### Goal
Gather each line in the entries that includes the string "with".

Rows from a dataset of charts and code:
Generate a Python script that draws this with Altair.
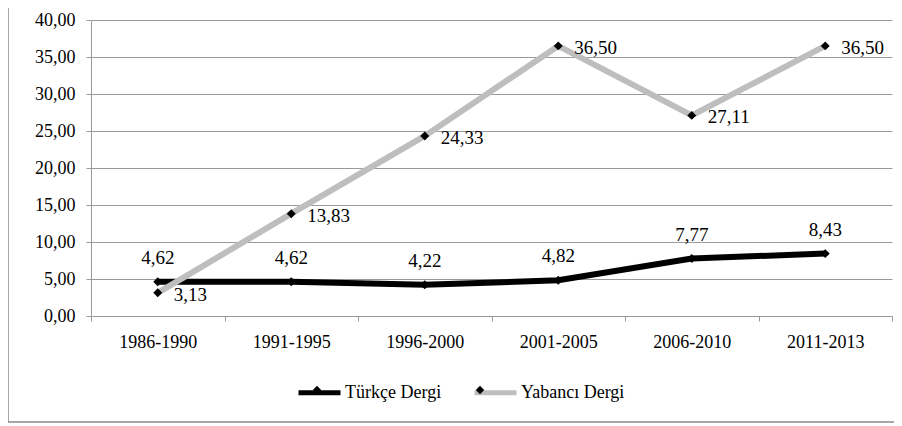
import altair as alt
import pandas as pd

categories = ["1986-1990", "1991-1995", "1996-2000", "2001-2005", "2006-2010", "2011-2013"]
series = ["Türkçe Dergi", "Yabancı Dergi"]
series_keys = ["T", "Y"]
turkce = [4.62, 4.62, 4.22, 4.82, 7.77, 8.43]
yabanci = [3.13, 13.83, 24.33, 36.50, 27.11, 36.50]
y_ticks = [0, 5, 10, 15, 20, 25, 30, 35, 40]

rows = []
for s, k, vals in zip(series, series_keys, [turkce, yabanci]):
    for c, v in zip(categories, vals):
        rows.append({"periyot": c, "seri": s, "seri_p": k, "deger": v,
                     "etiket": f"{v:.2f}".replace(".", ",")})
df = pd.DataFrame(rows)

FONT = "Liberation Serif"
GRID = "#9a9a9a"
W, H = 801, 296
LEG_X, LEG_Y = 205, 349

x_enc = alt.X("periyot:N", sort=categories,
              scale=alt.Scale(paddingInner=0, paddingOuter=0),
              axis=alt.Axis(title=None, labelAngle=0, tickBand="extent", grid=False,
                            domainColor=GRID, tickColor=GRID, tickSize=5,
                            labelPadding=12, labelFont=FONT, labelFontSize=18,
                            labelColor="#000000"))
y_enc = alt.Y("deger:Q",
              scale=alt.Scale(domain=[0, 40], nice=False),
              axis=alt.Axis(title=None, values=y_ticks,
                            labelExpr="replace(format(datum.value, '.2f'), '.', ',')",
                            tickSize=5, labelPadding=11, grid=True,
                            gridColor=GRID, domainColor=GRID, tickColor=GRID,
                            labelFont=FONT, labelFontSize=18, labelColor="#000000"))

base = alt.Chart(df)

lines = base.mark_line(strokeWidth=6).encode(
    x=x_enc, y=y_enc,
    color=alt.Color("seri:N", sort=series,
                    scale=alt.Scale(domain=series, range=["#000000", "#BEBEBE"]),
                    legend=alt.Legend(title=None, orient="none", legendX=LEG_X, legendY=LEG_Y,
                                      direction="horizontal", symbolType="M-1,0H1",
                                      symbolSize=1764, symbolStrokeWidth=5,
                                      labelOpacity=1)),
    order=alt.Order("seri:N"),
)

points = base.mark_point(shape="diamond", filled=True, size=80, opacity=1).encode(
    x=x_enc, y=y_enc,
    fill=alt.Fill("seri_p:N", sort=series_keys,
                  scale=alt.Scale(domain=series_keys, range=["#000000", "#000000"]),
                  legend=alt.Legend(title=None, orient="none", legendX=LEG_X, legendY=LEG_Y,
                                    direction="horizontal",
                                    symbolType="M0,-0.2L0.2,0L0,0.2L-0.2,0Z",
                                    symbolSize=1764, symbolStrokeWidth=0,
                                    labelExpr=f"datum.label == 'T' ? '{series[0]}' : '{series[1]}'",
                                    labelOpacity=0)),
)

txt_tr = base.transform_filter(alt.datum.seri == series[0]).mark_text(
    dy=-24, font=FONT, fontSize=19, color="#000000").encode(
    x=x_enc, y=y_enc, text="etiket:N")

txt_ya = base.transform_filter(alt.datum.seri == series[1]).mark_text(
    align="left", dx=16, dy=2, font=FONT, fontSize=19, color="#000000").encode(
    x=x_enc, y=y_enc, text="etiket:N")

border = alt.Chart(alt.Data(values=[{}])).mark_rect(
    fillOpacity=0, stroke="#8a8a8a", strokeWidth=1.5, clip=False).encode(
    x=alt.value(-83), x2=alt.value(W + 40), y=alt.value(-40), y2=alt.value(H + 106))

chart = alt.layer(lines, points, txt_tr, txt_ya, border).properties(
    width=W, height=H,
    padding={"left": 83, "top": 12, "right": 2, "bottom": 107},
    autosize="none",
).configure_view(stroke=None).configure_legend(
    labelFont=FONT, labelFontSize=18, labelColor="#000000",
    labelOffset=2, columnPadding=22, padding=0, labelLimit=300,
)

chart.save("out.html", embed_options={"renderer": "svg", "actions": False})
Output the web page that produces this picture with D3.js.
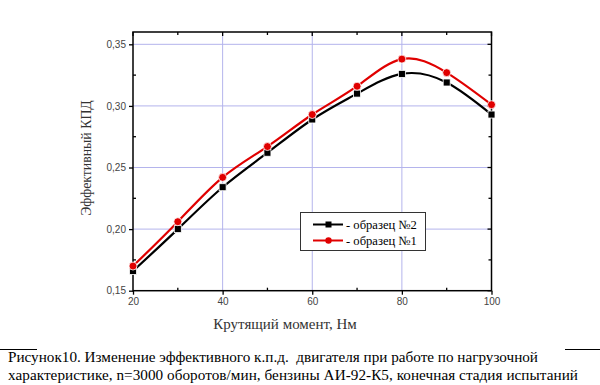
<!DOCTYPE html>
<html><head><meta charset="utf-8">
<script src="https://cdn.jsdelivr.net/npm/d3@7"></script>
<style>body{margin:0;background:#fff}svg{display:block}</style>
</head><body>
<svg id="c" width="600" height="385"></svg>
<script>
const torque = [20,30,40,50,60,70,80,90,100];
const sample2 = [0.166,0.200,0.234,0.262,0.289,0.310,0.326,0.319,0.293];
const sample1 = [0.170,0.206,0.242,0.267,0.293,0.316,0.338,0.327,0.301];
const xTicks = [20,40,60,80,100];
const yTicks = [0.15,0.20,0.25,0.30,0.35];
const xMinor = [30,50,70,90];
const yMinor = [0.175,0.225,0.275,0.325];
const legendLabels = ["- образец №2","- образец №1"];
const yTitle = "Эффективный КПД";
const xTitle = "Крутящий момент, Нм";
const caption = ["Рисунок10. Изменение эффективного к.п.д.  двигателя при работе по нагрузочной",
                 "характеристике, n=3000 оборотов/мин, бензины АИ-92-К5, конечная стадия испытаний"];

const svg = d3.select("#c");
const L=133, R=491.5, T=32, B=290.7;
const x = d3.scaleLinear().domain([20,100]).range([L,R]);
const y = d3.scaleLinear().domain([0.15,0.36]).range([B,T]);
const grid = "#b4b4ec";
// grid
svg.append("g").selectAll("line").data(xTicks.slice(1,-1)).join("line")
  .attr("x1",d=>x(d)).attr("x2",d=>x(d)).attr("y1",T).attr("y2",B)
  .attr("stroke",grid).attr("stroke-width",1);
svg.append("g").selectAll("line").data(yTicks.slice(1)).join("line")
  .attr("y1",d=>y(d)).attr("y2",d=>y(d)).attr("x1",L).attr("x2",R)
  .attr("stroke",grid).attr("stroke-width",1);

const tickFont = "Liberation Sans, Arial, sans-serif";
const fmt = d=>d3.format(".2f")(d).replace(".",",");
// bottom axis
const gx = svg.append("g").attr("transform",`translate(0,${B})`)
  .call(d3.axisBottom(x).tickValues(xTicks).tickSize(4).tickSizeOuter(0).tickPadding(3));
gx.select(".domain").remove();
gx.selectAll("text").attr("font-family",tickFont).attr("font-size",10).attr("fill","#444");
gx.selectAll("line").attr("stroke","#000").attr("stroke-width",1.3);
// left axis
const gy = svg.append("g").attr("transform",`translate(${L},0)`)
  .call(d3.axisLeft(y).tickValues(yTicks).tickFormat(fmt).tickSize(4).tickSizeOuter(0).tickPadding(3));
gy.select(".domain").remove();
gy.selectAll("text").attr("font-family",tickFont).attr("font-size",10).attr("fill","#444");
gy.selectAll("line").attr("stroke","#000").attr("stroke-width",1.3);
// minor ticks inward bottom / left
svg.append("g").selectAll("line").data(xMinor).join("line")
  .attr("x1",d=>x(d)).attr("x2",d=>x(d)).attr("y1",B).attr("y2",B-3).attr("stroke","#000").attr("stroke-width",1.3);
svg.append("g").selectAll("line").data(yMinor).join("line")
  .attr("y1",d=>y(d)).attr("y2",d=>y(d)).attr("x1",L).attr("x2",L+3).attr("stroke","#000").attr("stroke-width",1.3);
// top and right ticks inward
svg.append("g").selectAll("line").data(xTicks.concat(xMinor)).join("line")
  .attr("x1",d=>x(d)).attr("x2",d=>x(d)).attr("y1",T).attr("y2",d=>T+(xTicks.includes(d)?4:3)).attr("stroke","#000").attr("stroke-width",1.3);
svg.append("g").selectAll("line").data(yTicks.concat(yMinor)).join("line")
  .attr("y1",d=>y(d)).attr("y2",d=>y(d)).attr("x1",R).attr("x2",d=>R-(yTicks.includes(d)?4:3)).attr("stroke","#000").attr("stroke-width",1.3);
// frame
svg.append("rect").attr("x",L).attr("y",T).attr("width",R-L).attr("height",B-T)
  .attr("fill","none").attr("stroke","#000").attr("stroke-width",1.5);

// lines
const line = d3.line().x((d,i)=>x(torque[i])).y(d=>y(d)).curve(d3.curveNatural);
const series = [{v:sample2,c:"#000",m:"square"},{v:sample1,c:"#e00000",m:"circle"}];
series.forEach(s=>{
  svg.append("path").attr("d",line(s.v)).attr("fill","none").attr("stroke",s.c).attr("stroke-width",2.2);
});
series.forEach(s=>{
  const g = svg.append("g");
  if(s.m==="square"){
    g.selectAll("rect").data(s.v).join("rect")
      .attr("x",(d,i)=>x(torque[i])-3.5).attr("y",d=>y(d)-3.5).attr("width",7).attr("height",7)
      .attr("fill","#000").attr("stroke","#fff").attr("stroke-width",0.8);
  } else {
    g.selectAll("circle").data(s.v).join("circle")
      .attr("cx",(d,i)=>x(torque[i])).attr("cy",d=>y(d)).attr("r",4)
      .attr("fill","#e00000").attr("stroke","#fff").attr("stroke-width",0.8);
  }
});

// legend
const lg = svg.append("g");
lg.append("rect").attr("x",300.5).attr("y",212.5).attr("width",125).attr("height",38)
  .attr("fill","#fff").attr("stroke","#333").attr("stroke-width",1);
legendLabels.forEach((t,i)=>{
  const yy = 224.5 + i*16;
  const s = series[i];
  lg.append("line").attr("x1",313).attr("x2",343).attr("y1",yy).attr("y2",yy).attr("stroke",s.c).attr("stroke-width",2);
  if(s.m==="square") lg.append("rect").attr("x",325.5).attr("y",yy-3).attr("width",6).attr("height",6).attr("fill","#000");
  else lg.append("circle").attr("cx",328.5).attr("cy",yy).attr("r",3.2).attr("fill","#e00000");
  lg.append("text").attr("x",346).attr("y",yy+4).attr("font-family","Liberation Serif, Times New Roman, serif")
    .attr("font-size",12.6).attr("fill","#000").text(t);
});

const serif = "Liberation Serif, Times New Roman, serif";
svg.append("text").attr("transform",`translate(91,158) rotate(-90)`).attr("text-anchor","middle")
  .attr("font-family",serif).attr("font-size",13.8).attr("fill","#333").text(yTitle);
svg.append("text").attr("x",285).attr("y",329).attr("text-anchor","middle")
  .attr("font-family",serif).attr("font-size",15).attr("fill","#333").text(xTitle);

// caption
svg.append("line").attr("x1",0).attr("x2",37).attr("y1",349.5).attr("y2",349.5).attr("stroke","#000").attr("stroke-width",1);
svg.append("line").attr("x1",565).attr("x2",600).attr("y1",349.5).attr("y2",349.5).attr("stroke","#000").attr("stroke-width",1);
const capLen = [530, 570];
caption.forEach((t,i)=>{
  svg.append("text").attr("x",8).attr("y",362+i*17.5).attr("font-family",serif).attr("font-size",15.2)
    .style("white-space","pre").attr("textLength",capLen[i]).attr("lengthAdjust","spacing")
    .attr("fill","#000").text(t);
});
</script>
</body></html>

### Written reply
Generate a Python script that draws this with Altair.
Output the web page that produces this picture with D3.js.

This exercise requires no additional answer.